Hijo de una tierra que jamás ha valorado un regate inverosímil, ceñido a la cintura de la raya de cal, un tiro de precisión telescópica a la escuadra o un pase de cincuenta metros al pie, Benjamin Franklin parecía conocer a las mil maravillas el precio que hoy tiene el dinero en el mundo del fútbol. Al menos eso se deduce cuando se escucha el eco de aquellas rotundas palabras que sonaban algo así como (léase con voz solemne, voz de padre de la patria de los Estados Unidos...): "De aquel que opina que el dinero puede hacerlo todo, cabe sospechar con fundamento que será capaz de hacer cualquier cosa por dinero".
Treinta monedas de plata no pagan traición alguna en el mundo del fútbol. Son muy pocas. Quizás antes sí. Quizás en otro tiempo, cuando el amor a los colores no era, como hoy, una rara pieza de jade en el mercado persa del fútbol. Tal vez antaño sí que se hablase de futbolistas renegados, de mercaderes en el sentido más veneciano del término. Hoy, me temo, no hay corazón que valga. Manda el todopoderoso caballero y esa pasión se profesa, sobre todo, del césped hacia el cemento: con más corazón en las gradas que sobre el terreno de juego.

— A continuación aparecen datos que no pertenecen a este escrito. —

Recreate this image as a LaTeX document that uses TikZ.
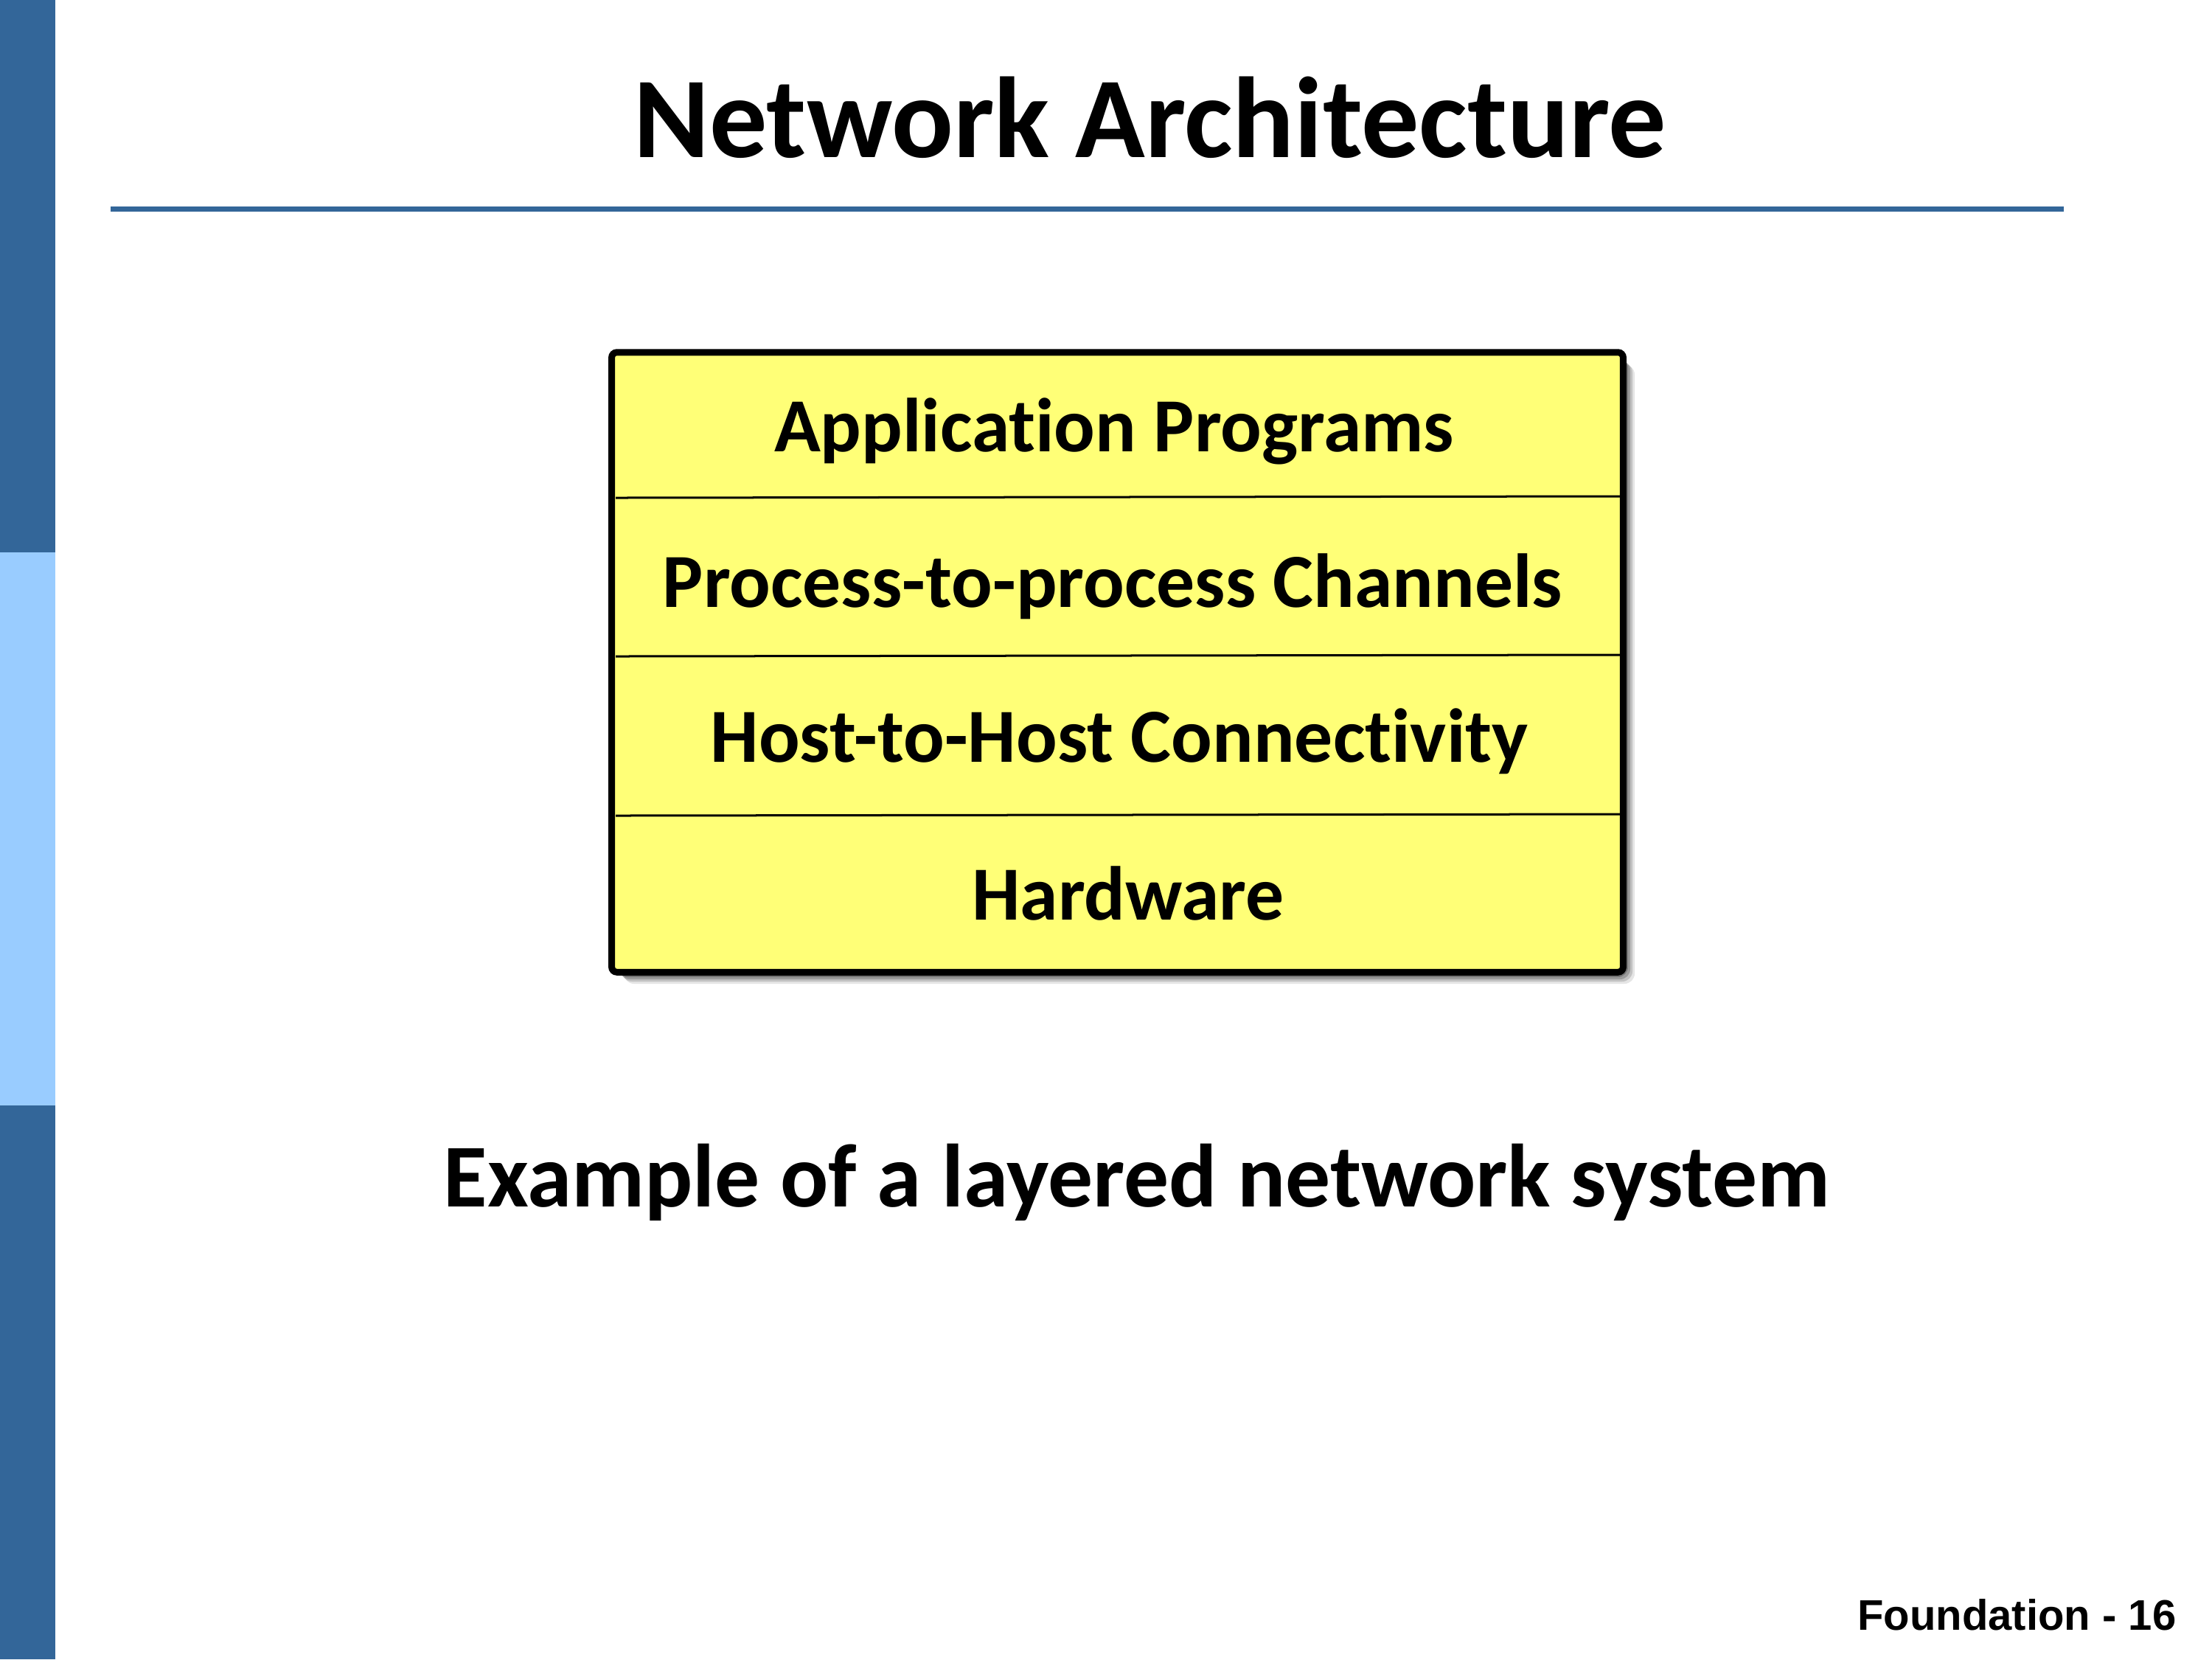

Volvamos a las palabras de Benjamín. Sale a la luz la posibilidad de que los directivos del Athletic cobren por serlo y habrá, sin dudarlo, quien se rasgue la vestiduras y quien insinúe -la socarronería a la bilbaina da frutos así...- que habrá en la junta quien elogie el retraso de la edad de jubilación. Desde los despachos de Ibaigane han puesto rápido el punto en la i: es una posibilidad irreal. Nadie se lo plantea. Merece todo crédito esa declaración de intenciones aunque, como en la vieja película de Billy Wilder, desde hoy podamos decir aquello de que la tentación vive arriba.
Se sostiene en el imaginario rojiblanco que el nuestro es un club singular, ajeno a las leyes de esa física usurera de medirlo todo en caja. Así fue antes y así debiera serlo ahora. Y viéndole al Athletic desatado de este año, a este equipo de las Doce Pruebas y las Siete Tormentas, arremeter, con un fútbol vigoroso y trepidante, contra las fortalezas continentales, uno cree que sí, que todavía hay un rincón en la Galia futbolística "donde unos locos irreductibles..." Lo creo como hay que tener fe, con el corazón. Creo que aún no pesa tanto la cuenta como la herencia, no tanto el dinero como el sentirse herederos del último fútbol romántico, dicho sea sin caer en la caricatura de los pisaverdes. Lo creo aún a expensas de las chanzas que me chistan por detrás. "¡Pareces Edadepiedrix!", me susurran los más incrédulos.
El dinero, sí. Lo entiendo. ¿Por qué no va a sembrar su codiciosa semilla sobre San Mamés si lo ha hecho sobre lugares tan sagrados como un laboratorio de investigación, un aula de enseñanza o los cerebros más privilegiados, puestos en fuga por unos dólares de más...? Porque el fútbol, visto desde el prisma del Athletic, ha de vivirse como una fábula. Y si es mentira que Fernando Llorente es un gigante que resiste el embate de los dragones de siete chequeras, si no es cierto que a Javi Martínez le empujan los alientos de sus predecesores en rojo y blanco; si uno no puede creer que Muniain es la reencarnación de Bart Simpson cuando dice cosas como "no sé por qué lo hice, no sé por qué me divertí, y no sé por qué volvería a hacerlo. Ella era dulce por fuera y venenosa por dentro..."; si no es posible imaginarse que todo el Athletic, en acordeón, sopla el viento del pueblo por su fuelle... ¿qué sentido tiene escuchar esta música y no otras?